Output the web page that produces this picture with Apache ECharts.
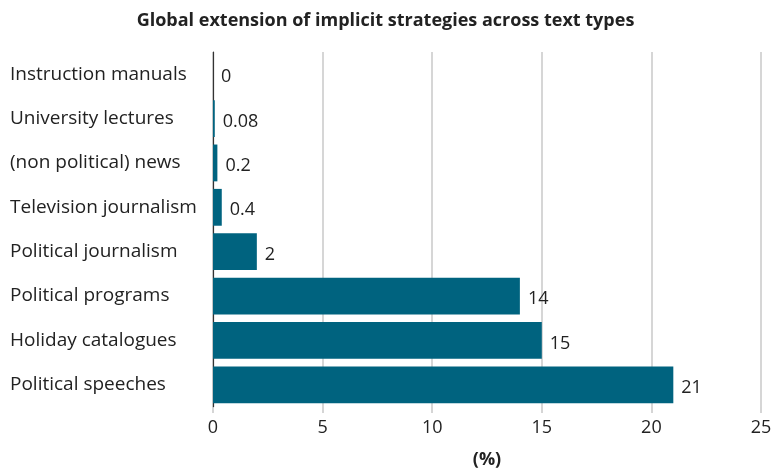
<!DOCTYPE html>
<html>
<head>
<meta charset="utf-8">
<script src="https://cdn.jsdelivr.net/npm/echarts@6/dist/echarts.min.js"></script>
<style>
  html, body { margin: 0; padding: 0; background: #fff; }
  #chart { width: 771px; height: 470px; }
</style>
</head>
<body>
<div id="chart"></div>
<script>
// Text types, listed bottom-to-top as the category axis draws them
const categories = [
  'Political speeches',
  'Holiday catalogues',
  'Political programs',
  'Political journalism',
  'Television journalism',
  '(non political) news',
  'University lectures',
  'Instruction manuals'
];
// Share of implicit strategies per text type (%)
const values = [21, 15, 14, 2, 0.4, 0.2, 0.08, 0];
const xTicks = [0, 5, 10, 15, 20, 25];

const FONT = '"Open Sans", "Noto Sans", sans-serif';
const chart = echarts.init(document.getElementById('chart'));

chart.setOption({
  backgroundColor: '#ffffff',
  animation: false,
  title: {
    text: 'Global extension of implicit strategies across text types',
    left: 'center',
    top: 7,
    textStyle: { fontFamily: FONT, fontSize: 18, fontWeight: 'bold', color: '#222' }
  },
  grid: { left: 213, right: 10, top: 52, bottom: 63, outerBoundsMode: 'none', containLabel: false },
  xAxis: {
    type: 'value',
    min: xTicks[0],
    max: xTicks[xTicks.length - 1],
    interval: 5,
    name: '(%)',
    nameLocation: 'middle',
    nameGap: 44,
    nameTextStyle: { fontFamily: FONT, fontSize: 18, fontWeight: 'bold', color: '#222' },
    axisLine: { show: false },
    axisTick: { show: true, length: 6, lineStyle: { color: '#c8c8c8', width: 1.5 } },
    axisLabel: { fontFamily: FONT, fontSize: 18, color: '#222', margin: 12 },
    splitLine: { show: true, lineStyle: { color: '#c8c8c8', width: 1.5 } }
  },
  yAxis: {
    type: 'category',
    data: categories,
    axisLine: { show: true, lineStyle: { color: '#333', width: 1.2 } },
    axisTick: { show: false },
    axisLabel: {
      fontFamily: FONT, fontSize: 19, color: '#222',
      align: 'left', margin: 203
    }
  },
  series: [{
    type: 'bar',
    data: values,
    barCategoryGap: '17%',
    itemStyle: { color: '#00637f' },
    label: {
      show: true,
      position: 'right',
      distance: 8,
      fontFamily: FONT,
      fontSize: 18,
      color: '#222',
      offset: [0, 3]
    }
  }]
});
</script>
</body>
</html>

########################################

| To be done |
Reproduce all of the data exactly; the pictures do not belong in the copy.

| Solution to the exercise |
Output the web page that produces this picture with Apache ECharts.
<!DOCTYPE html>
<html>
<head>
<meta charset="utf-8">
<script src="https://cdn.jsdelivr.net/npm/echarts@6/dist/echarts.min.js"></script>
<style>
  html, body { margin: 0; padding: 0; background: #fff; }
  #chart { width: 771px; height: 470px; }
</style>
</head>
<body>
<div id="chart"></div>
<script>
// Text types, listed bottom-to-top as the category axis draws them
const categories = [
  'Political speeches',
  'Holiday catalogues',
  'Political programs',
  'Political journalism',
  'Television journalism',
  '(non political) news',
  'University lectures',
  'Instruction manuals'
];
// Share of implicit strategies per text type (%)
const values = [21, 15, 14, 2, 0.4, 0.2, 0.08, 0];
const xTicks = [0, 5, 10, 15, 20, 25];

const FONT = '"Open Sans", "Noto Sans", sans-serif';
const chart = echarts.init(document.getElementById('chart'));

chart.setOption({
  backgroundColor: '#ffffff',
  animation: false,
  title: {
    text: 'Global extension of implicit strategies across text types',
    left: 'center',
    top: 7,
    textStyle: { fontFamily: FONT, fontSize: 18, fontWeight: 'bold', color: '#222' }
  },
  grid: { left: 213, right: 10, top: 52, bottom: 63, outerBoundsMode: 'none', containLabel: false },
  xAxis: {
    type: 'value',
    min: xTicks[0],
    max: xTicks[xTicks.length - 1],
    interval: 5,
    name: '(%)',
    nameLocation: 'middle',
    nameGap: 44,
    nameTextStyle: { fontFamily: FONT, fontSize: 18, fontWeight: 'bold', color: '#222' },
    axisLine: { show: false },
    axisTick: { show: true, length: 6, lineStyle: { color: '#c8c8c8', width: 1.5 } },
    axisLabel: { fontFamily: FONT, fontSize: 18, color: '#222', margin: 12 },
    splitLine: { show: true, lineStyle: { color: '#c8c8c8', width: 1.5 } }
  },
  yAxis: {
    type: 'category',
    data: categories,
    axisLine: { show: true, lineStyle: { color: '#333', width: 1.2 } },
    axisTick: { show: false },
    axisLabel: {
      fontFamily: FONT, fontSize: 19, color: '#222',
      align: 'left', margin: 203
    }
  },
  series: [{
    type: 'bar',
    data: values,
    barCategoryGap: '17%',
    itemStyle: { color: '#00637f' },
    label: {
      show: true,
      position: 'right',
      distance: 8,
      fontFamily: FONT,
      fontSize: 18,
      color: '#222',
      offset: [0, 3]
    }
  }]
});
</script>
</body>
</html>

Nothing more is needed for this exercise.